# Task details
Strip the pictures and reproduce the rest of the listing exactly.

[start Record excerpts]

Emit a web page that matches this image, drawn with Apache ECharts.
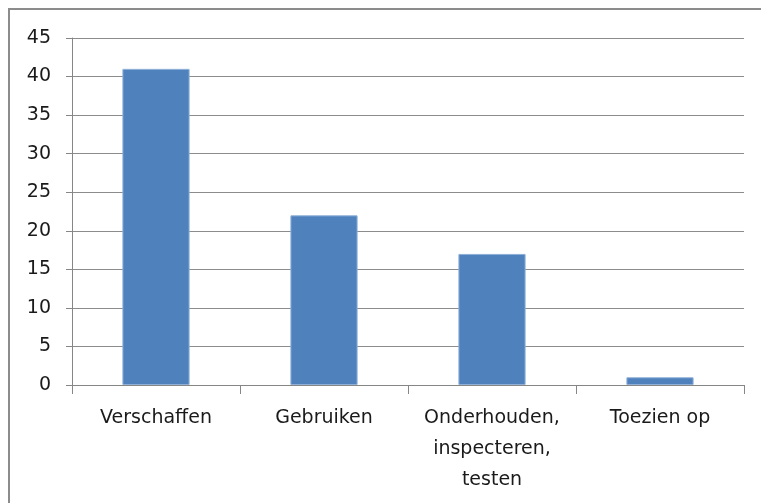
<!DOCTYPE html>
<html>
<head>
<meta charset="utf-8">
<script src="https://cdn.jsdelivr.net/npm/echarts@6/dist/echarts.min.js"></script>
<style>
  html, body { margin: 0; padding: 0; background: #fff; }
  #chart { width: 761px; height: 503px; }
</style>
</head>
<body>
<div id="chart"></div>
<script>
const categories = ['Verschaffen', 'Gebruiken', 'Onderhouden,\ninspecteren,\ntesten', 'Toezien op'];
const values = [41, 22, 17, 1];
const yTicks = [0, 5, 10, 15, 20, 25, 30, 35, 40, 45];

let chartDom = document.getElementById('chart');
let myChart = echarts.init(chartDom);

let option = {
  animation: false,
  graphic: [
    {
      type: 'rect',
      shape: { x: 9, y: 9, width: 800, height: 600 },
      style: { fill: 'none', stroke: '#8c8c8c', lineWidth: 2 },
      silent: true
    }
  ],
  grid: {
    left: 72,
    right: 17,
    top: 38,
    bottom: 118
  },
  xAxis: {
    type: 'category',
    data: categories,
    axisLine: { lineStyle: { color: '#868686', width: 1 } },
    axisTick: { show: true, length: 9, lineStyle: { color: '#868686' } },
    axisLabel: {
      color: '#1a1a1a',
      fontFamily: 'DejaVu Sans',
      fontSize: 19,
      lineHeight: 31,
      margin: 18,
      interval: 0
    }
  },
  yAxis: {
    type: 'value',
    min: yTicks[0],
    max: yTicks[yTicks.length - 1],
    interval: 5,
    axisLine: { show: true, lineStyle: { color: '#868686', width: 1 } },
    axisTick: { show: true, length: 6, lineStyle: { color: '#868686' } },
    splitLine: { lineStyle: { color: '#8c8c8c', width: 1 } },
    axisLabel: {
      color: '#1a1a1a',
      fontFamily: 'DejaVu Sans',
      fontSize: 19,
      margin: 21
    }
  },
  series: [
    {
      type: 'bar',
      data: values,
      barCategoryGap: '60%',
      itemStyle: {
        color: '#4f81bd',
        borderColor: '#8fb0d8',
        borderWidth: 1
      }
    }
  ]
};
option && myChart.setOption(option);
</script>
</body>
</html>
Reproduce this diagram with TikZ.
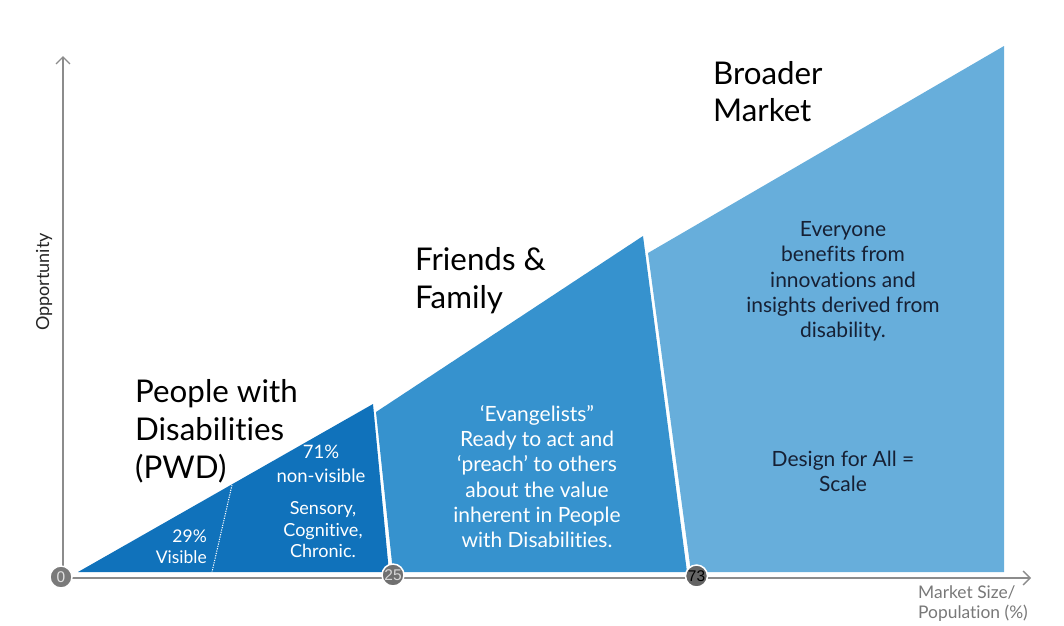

[end Record excerpts]

# Solution to this problem
Emit a web page that matches this image, drawn with Apache ECharts.
<!DOCTYPE html>
<html>
<head>
<meta charset="utf-8">
<script src="https://cdn.jsdelivr.net/npm/echarts@6/dist/echarts.min.js"></script>
<style>
  html, body { margin: 0; padding: 0; background: #fff; }
  #chart { width: 761px; height: 503px; }
</style>
</head>
<body>
<div id="chart"></div>
<script>
const categories = ['Verschaffen', 'Gebruiken', 'Onderhouden,\ninspecteren,\ntesten', 'Toezien op'];
const values = [41, 22, 17, 1];
const yTicks = [0, 5, 10, 15, 20, 25, 30, 35, 40, 45];

let chartDom = document.getElementById('chart');
let myChart = echarts.init(chartDom);

let option = {
  animation: false,
  graphic: [
    {
      type: 'rect',
      shape: { x: 9, y: 9, width: 800, height: 600 },
      style: { fill: 'none', stroke: '#8c8c8c', lineWidth: 2 },
      silent: true
    }
  ],
  grid: {
    left: 72,
    right: 17,
    top: 38,
    bottom: 118
  },
  xAxis: {
    type: 'category',
    data: categories,
    axisLine: { lineStyle: { color: '#868686', width: 1 } },
    axisTick: { show: true, length: 9, lineStyle: { color: '#868686' } },
    axisLabel: {
      color: '#1a1a1a',
      fontFamily: 'DejaVu Sans',
      fontSize: 19,
      lineHeight: 31,
      margin: 18,
      interval: 0
    }
  },
  yAxis: {
    type: 'value',
    min: yTicks[0],
    max: yTicks[yTicks.length - 1],
    interval: 5,
    axisLine: { show: true, lineStyle: { color: '#868686', width: 1 } },
    axisTick: { show: true, length: 6, lineStyle: { color: '#868686' } },
    splitLine: { lineStyle: { color: '#8c8c8c', width: 1 } },
    axisLabel: {
      color: '#1a1a1a',
      fontFamily: 'DejaVu Sans',
      fontSize: 19,
      margin: 21
    }
  },
  series: [
    {
      type: 'bar',
      data: values,
      barCategoryGap: '60%',
      itemStyle: {
        color: '#4f81bd',
        borderColor: '#8fb0d8',
        borderWidth: 1
      }
    }
  ]
};
option && myChart.setOption(option);
</script>
</body>
</html>
Reproduce this diagram with TikZ.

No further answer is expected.